The collection is also unique for its value: several masterpieces are estimated to fetch more than $100 million.

They include French painter Paul Cezanne’s “Montagne Sainte-Victoire” (1888-1890), which heralded cubism, and Georges Seurat’s 1888 work “Les Poseuses, Ensemble (small version),” a renowned work of pointillism.

Also going under the gavel is Vincent Van Gogh’s “Orchard with Cypresses” and a painting from Paul Gauguin’s Tahitian period, “Maternity II” (1899), which controversially depicts his teenage mistress, Pahura.

Allen left Microsoft in 1983, due to health problems and a deteriorating relationship with Gates, who remained in charge of the company until 2000.

Despite their strained friendship, Allen signed Gates’s “Giving Pledge” campaign and all proceeds from the auction are to be donated to charity.

Christie’s hopes the total sales will become part of art market history and top $1 billion.

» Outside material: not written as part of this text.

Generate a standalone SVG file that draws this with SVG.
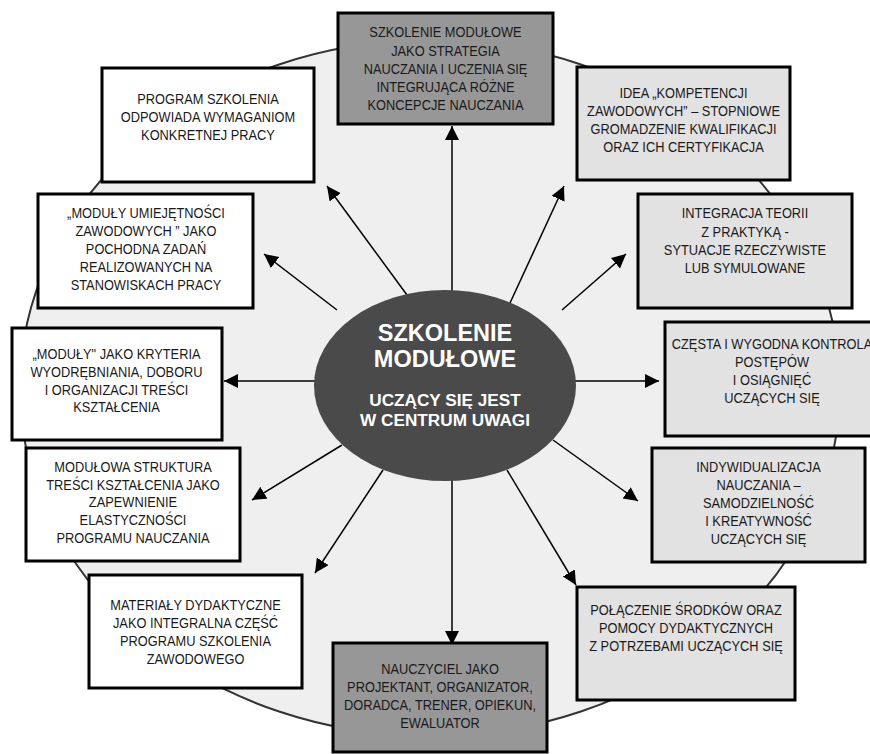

The current auction record for a private collection was set this spring by the US couple Harry and Linda Macklowe, with $922 million fetched in auctions conducted by Sotheby’s.

“Clients want to diversify their assets, because they can enjoy it, and they know that most pieces continue increasing in value over time,” Adrien Meyer, co-chairman of Impressionist & Modern Art at Christie’s, told AFP. “There are more billionaires than they are masterpieces, in essence. The demand is very diversified,” he added.